◆ **GOAL OF THE EXERCISE**: Exclude the pictures and reproduce the remaining data exactly as written.

◆ **DATA**:
------------------------------

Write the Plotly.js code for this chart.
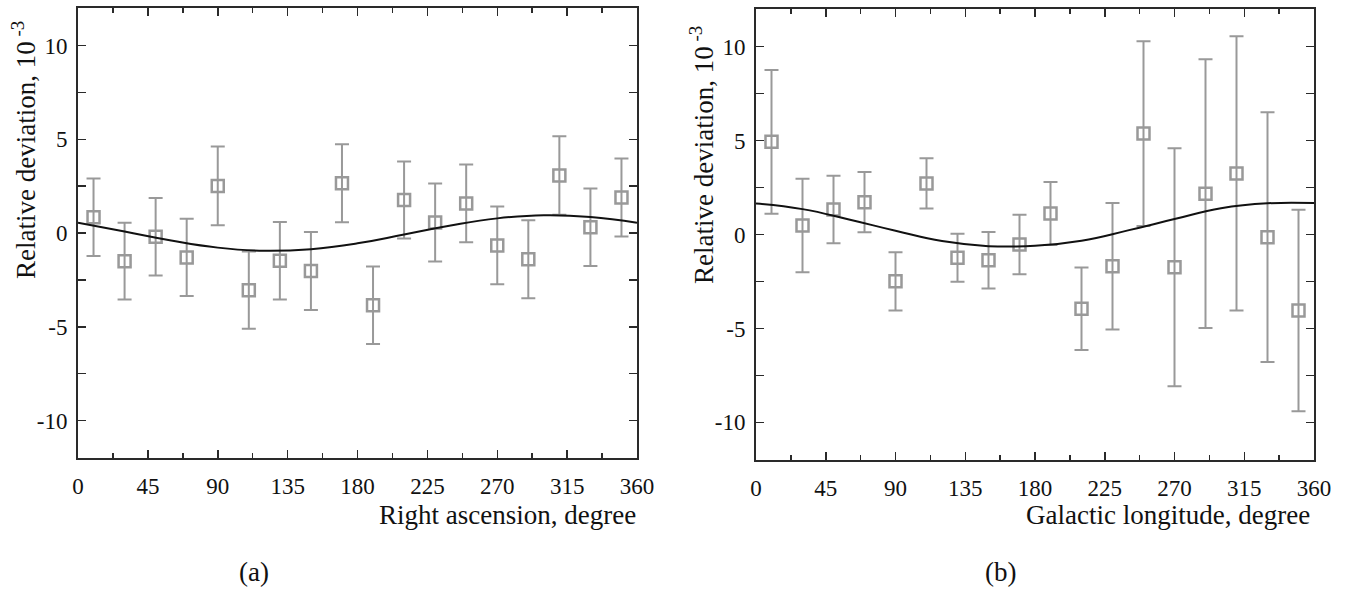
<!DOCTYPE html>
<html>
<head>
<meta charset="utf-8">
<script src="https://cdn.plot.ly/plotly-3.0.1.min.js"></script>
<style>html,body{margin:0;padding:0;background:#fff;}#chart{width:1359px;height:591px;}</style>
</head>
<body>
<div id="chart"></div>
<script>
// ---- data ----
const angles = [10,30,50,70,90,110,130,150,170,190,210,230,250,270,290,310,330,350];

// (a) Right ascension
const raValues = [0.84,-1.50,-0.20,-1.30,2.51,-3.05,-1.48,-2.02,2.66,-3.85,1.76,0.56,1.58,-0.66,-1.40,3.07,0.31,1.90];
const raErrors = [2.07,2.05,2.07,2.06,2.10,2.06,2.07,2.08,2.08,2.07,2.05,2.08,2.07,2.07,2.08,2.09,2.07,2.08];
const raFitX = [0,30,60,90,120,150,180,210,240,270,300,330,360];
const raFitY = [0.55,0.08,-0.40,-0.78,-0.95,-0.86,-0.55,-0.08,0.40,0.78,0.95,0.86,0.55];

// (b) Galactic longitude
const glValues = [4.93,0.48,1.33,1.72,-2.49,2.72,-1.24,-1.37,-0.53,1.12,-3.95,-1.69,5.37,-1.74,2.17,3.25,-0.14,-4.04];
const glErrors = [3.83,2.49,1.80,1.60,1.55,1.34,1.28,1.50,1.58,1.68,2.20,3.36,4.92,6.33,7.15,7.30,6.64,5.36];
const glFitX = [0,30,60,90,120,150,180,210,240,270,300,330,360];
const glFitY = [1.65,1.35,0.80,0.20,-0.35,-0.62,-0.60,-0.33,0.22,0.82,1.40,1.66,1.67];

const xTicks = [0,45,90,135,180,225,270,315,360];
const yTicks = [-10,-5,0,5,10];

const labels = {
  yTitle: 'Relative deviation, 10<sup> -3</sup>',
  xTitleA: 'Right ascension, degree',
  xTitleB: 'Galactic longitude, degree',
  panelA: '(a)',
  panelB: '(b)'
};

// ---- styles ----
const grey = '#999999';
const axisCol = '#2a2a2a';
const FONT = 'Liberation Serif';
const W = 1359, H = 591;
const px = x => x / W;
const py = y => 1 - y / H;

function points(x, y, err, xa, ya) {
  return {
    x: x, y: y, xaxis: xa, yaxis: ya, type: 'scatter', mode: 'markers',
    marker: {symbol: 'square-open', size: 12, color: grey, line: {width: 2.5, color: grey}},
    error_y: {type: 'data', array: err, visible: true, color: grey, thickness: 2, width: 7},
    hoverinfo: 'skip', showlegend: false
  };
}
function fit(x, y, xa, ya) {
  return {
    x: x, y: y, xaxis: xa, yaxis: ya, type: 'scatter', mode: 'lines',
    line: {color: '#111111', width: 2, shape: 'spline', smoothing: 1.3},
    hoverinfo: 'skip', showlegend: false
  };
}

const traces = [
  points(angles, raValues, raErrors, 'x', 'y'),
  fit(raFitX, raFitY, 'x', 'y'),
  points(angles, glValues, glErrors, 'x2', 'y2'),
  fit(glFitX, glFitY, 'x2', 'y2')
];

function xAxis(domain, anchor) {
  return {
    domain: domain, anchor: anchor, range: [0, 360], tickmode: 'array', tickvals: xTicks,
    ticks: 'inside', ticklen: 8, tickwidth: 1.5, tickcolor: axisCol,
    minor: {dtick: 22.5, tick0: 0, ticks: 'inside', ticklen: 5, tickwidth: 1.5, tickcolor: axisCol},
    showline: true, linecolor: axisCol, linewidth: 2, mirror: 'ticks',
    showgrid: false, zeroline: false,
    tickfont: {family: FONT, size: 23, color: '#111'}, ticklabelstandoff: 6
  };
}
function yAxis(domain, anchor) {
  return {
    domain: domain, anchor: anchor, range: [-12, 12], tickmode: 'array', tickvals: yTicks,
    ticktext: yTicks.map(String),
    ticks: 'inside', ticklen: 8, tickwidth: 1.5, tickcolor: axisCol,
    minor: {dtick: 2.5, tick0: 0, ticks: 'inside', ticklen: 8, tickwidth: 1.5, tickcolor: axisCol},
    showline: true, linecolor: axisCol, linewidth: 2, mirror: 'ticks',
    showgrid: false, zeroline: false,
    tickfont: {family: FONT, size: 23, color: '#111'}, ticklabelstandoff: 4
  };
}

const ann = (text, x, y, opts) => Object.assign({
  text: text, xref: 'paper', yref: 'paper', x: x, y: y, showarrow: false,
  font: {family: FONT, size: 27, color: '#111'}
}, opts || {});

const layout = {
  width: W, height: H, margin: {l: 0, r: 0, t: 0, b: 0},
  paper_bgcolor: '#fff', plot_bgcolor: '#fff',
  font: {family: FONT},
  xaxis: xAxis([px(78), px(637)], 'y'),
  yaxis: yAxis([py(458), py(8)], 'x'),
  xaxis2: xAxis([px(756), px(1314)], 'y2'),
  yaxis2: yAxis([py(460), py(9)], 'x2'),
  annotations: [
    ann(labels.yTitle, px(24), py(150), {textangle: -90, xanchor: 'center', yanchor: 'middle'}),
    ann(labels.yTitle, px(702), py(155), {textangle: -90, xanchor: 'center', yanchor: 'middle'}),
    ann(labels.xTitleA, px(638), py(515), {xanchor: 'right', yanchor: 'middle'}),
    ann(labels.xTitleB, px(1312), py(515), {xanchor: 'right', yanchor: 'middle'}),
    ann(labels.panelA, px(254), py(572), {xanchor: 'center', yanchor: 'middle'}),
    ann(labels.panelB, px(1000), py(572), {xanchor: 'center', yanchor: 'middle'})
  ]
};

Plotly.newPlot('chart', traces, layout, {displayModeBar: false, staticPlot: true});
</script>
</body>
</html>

------------------------------

◆ **COMPLETED TASK**:
Write the Plotly.js code for this chart.
<!DOCTYPE html>
<html>
<head>
<meta charset="utf-8">
<script src="https://cdn.plot.ly/plotly-3.0.1.min.js"></script>
<style>html,body{margin:0;padding:0;background:#fff;}#chart{width:1359px;height:591px;}</style>
</head>
<body>
<div id="chart"></div>
<script>
// ---- data ----
const angles = [10,30,50,70,90,110,130,150,170,190,210,230,250,270,290,310,330,350];

// (a) Right ascension
const raValues = [0.84,-1.50,-0.20,-1.30,2.51,-3.05,-1.48,-2.02,2.66,-3.85,1.76,0.56,1.58,-0.66,-1.40,3.07,0.31,1.90];
const raErrors = [2.07,2.05,2.07,2.06,2.10,2.06,2.07,2.08,2.08,2.07,2.05,2.08,2.07,2.07,2.08,2.09,2.07,2.08];
const raFitX = [0,30,60,90,120,150,180,210,240,270,300,330,360];
const raFitY = [0.55,0.08,-0.40,-0.78,-0.95,-0.86,-0.55,-0.08,0.40,0.78,0.95,0.86,0.55];

// (b) Galactic longitude
const glValues = [4.93,0.48,1.33,1.72,-2.49,2.72,-1.24,-1.37,-0.53,1.12,-3.95,-1.69,5.37,-1.74,2.17,3.25,-0.14,-4.04];
const glErrors = [3.83,2.49,1.80,1.60,1.55,1.34,1.28,1.50,1.58,1.68,2.20,3.36,4.92,6.33,7.15,7.30,6.64,5.36];
const glFitX = [0,30,60,90,120,150,180,210,240,270,300,330,360];
const glFitY = [1.65,1.35,0.80,0.20,-0.35,-0.62,-0.60,-0.33,0.22,0.82,1.40,1.66,1.67];

const xTicks = [0,45,90,135,180,225,270,315,360];
const yTicks = [-10,-5,0,5,10];

const labels = {
  yTitle: 'Relative deviation, 10<sup> -3</sup>',
  xTitleA: 'Right ascension, degree',
  xTitleB: 'Galactic longitude, degree',
  panelA: '(a)',
  panelB: '(b)'
};

// ---- styles ----
const grey = '#999999';
const axisCol = '#2a2a2a';
const FONT = 'Liberation Serif';
const W = 1359, H = 591;
const px = x => x / W;
const py = y => 1 - y / H;

function points(x, y, err, xa, ya) {
  return {
    x: x, y: y, xaxis: xa, yaxis: ya, type: 'scatter', mode: 'markers',
    marker: {symbol: 'square-open', size: 12, color: grey, line: {width: 2.5, color: grey}},
    error_y: {type: 'data', array: err, visible: true, color: grey, thickness: 2, width: 7},
    hoverinfo: 'skip', showlegend: false
  };
}
function fit(x, y, xa, ya) {
  return {
    x: x, y: y, xaxis: xa, yaxis: ya, type: 'scatter', mode: 'lines',
    line: {color: '#111111', width: 2, shape: 'spline', smoothing: 1.3},
    hoverinfo: 'skip', showlegend: false
  };
}

const traces = [
  points(angles, raValues, raErrors, 'x', 'y'),
  fit(raFitX, raFitY, 'x', 'y'),
  points(angles, glValues, glErrors, 'x2', 'y2'),
  fit(glFitX, glFitY, 'x2', 'y2')
];

function xAxis(domain, anchor) {
  return {
    domain: domain, anchor: anchor, range: [0, 360], tickmode: 'array', tickvals: xTicks,
    ticks: 'inside', ticklen: 8, tickwidth: 1.5, tickcolor: axisCol,
    minor: {dtick: 22.5, tick0: 0, ticks: 'inside', ticklen: 5, tickwidth: 1.5, tickcolor: axisCol},
    showline: true, linecolor: axisCol, linewidth: 2, mirror: 'ticks',
    showgrid: false, zeroline: false,
    tickfont: {family: FONT, size: 23, color: '#111'}, ticklabelstandoff: 6
  };
}
function yAxis(domain, anchor) {
  return {
    domain: domain, anchor: anchor, range: [-12, 12], tickmode: 'array', tickvals: yTicks,
    ticktext: yTicks.map(String),
    ticks: 'inside', ticklen: 8, tickwidth: 1.5, tickcolor: axisCol,
    minor: {dtick: 2.5, tick0: 0, ticks: 'inside', ticklen: 8, tickwidth: 1.5, tickcolor: axisCol},
    showline: true, linecolor: axisCol, linewidth: 2, mirror: 'ticks',
    showgrid: false, zeroline: false,
    tickfont: {family: FONT, size: 23, color: '#111'}, ticklabelstandoff: 4
  };
}

const ann = (text, x, y, opts) => Object.assign({
  text: text, xref: 'paper', yref: 'paper', x: x, y: y, showarrow: false,
  font: {family: FONT, size: 27, color: '#111'}
}, opts || {});

const layout = {
  width: W, height: H, margin: {l: 0, r: 0, t: 0, b: 0},
  paper_bgcolor: '#fff', plot_bgcolor: '#fff',
  font: {family: FONT},
  xaxis: xAxis([px(78), px(637)], 'y'),
  yaxis: yAxis([py(458), py(8)], 'x'),
  xaxis2: xAxis([px(756), px(1314)], 'y2'),
  yaxis2: yAxis([py(460), py(9)], 'x2'),
  annotations: [
    ann(labels.yTitle, px(24), py(150), {textangle: -90, xanchor: 'center', yanchor: 'middle'}),
    ann(labels.yTitle, px(702), py(155), {textangle: -90, xanchor: 'center', yanchor: 'middle'}),
    ann(labels.xTitleA, px(638), py(515), {xanchor: 'right', yanchor: 'middle'}),
    ann(labels.xTitleB, px(1312), py(515), {xanchor: 'right', yanchor: 'middle'}),
    ann(labels.panelA, px(254), py(572), {xanchor: 'center', yanchor: 'middle'}),
    ann(labels.panelB, px(1000), py(572), {xanchor: 'center', yanchor: 'middle'})
  ]
};

Plotly.newPlot('chart', traces, layout, {displayModeBar: false, staticPlot: true});
</script>
</body>
</html>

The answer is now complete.